→ GIVEN DATA
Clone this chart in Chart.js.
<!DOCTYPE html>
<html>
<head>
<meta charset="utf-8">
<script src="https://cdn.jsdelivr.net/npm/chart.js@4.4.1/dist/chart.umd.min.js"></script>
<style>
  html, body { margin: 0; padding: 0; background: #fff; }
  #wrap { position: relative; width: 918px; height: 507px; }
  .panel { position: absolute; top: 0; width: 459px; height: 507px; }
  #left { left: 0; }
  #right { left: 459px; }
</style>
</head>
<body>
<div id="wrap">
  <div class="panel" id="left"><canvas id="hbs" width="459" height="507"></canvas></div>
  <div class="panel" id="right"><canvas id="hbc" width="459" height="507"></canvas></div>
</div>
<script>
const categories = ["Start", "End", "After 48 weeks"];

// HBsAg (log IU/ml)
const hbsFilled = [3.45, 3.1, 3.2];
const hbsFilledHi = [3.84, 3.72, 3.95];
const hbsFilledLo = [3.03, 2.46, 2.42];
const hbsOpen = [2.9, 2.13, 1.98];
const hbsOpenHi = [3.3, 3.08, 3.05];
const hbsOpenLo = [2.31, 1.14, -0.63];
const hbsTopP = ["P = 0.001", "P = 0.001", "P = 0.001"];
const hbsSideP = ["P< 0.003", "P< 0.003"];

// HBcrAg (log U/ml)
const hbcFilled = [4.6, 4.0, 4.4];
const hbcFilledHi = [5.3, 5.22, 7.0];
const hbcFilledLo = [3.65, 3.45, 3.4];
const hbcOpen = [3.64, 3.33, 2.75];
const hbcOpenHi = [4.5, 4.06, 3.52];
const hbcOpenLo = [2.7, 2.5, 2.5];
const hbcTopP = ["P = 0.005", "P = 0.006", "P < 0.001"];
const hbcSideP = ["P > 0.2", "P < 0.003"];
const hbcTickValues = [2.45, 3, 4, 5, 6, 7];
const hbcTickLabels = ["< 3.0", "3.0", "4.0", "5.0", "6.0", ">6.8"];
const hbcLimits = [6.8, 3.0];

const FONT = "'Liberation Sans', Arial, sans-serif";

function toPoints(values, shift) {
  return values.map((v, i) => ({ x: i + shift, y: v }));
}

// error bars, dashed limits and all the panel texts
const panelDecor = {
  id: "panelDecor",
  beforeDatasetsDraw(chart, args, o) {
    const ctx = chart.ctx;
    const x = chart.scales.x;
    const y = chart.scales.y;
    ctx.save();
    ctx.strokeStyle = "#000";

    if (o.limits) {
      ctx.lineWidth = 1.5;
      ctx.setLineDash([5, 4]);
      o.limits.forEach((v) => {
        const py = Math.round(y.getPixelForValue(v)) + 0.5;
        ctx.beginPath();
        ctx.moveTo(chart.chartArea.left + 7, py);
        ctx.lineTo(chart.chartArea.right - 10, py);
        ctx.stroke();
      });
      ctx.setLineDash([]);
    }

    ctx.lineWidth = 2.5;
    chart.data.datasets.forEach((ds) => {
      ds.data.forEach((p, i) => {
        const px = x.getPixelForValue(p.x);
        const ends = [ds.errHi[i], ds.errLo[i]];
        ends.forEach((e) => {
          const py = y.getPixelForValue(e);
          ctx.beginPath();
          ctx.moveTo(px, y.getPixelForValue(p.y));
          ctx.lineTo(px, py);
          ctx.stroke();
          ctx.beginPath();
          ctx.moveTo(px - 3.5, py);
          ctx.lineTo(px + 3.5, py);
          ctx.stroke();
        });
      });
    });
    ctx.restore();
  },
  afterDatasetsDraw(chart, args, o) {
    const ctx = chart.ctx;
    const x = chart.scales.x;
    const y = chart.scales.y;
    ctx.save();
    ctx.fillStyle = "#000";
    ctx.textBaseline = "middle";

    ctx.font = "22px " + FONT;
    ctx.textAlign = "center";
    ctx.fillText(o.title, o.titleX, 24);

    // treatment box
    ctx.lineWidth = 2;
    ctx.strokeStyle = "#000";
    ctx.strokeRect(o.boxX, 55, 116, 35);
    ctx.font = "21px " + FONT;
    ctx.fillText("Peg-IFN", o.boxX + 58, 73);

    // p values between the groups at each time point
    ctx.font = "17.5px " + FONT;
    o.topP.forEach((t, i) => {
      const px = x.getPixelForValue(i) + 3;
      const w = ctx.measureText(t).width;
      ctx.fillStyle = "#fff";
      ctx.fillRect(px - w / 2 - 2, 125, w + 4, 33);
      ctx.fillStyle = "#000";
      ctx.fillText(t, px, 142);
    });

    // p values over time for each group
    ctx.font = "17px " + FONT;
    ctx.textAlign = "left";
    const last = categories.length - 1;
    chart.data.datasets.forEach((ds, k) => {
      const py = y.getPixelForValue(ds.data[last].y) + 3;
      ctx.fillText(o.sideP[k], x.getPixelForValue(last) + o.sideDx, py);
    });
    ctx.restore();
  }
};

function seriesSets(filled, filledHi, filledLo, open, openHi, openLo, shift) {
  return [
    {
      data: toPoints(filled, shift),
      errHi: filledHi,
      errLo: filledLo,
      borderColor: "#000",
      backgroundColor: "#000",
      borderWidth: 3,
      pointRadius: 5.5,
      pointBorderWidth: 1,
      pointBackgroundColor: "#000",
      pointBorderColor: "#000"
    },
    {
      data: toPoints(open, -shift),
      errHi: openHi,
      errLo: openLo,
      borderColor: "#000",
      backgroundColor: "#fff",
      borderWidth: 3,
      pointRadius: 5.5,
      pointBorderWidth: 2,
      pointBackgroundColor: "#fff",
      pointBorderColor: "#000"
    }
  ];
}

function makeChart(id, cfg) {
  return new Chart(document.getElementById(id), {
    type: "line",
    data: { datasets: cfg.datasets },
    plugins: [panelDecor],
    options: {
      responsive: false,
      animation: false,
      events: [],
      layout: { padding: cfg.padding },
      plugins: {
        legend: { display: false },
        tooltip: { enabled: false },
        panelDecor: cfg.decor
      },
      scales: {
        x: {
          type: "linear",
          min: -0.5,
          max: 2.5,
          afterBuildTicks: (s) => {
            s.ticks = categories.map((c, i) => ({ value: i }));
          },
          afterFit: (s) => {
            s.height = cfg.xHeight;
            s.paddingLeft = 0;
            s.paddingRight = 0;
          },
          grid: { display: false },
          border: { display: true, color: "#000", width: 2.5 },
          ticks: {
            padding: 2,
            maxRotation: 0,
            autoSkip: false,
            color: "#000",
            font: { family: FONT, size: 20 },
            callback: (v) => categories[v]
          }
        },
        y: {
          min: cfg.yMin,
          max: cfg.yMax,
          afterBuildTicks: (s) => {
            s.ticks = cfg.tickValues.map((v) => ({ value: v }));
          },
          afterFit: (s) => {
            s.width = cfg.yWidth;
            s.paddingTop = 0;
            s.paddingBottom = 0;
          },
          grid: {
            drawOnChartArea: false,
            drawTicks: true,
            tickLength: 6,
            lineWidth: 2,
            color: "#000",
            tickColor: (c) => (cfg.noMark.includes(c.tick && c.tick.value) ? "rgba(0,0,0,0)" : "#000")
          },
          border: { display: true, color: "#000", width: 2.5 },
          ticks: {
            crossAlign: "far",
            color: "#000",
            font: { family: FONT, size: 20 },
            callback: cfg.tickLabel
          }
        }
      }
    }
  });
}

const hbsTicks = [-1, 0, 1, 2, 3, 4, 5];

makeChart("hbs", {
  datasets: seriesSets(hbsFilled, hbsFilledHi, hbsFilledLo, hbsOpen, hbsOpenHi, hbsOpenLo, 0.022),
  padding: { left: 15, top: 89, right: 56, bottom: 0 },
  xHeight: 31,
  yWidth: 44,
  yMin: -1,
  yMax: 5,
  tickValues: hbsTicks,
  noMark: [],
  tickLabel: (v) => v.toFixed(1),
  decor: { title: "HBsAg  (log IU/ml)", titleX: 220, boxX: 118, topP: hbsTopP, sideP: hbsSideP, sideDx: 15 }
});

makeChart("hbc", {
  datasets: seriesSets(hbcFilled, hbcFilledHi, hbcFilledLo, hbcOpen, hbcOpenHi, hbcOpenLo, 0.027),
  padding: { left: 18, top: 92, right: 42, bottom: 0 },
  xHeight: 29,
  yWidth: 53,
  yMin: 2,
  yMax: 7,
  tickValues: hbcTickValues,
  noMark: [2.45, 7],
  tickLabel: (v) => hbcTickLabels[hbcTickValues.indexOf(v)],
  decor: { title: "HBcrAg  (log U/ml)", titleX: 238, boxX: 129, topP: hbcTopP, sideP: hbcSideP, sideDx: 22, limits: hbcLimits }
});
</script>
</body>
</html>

→ WHAT YOU ARE ASKED TO DO
Print the listing above from its first line through the line with "const hbcLimits = [6.8, 3.0];", and stop there.

→ RESULT FOR THIS EXERCISE
Clone this chart in Chart.js.
<!DOCTYPE html>
<html>
<head>
<meta charset="utf-8">
<script src="https://cdn.jsdelivr.net/npm/chart.js@4.4.1/dist/chart.umd.min.js"></script>
<style>
  html, body { margin: 0; padding: 0; background: #fff; }
  #wrap { position: relative; width: 918px; height: 507px; }
  .panel { position: absolute; top: 0; width: 459px; height: 507px; }
  #left { left: 0; }
  #right { left: 459px; }
</style>
</head>
<body>
<div id="wrap">
  <div class="panel" id="left"><canvas id="hbs" width="459" height="507"></canvas></div>
  <div class="panel" id="right"><canvas id="hbc" width="459" height="507"></canvas></div>
</div>
<script>
const categories = ["Start", "End", "After 48 weeks"];

// HBsAg (log IU/ml)
const hbsFilled = [3.45, 3.1, 3.2];
const hbsFilledHi = [3.84, 3.72, 3.95];
const hbsFilledLo = [3.03, 2.46, 2.42];
const hbsOpen = [2.9, 2.13, 1.98];
const hbsOpenHi = [3.3, 3.08, 3.05];
const hbsOpenLo = [2.31, 1.14, -0.63];
const hbsTopP = ["P = 0.001", "P = 0.001", "P = 0.001"];
const hbsSideP = ["P< 0.003", "P< 0.003"];

// HBcrAg (log U/ml)
const hbcFilled = [4.6, 4.0, 4.4];
const hbcFilledHi = [5.3, 5.22, 7.0];
const hbcFilledLo = [3.65, 3.45, 3.4];
const hbcOpen = [3.64, 3.33, 2.75];
const hbcOpenHi = [4.5, 4.06, 3.52];
const hbcOpenLo = [2.7, 2.5, 2.5];
const hbcTopP = ["P = 0.005", "P = 0.006", "P < 0.001"];
const hbcSideP = ["P > 0.2", "P < 0.003"];
const hbcTickValues = [2.45, 3, 4, 5, 6, 7];
const hbcTickLabels = ["< 3.0", "3.0", "4.0", "5.0", "6.0", ">6.8"];
const hbcLimits = [6.8, 3.0];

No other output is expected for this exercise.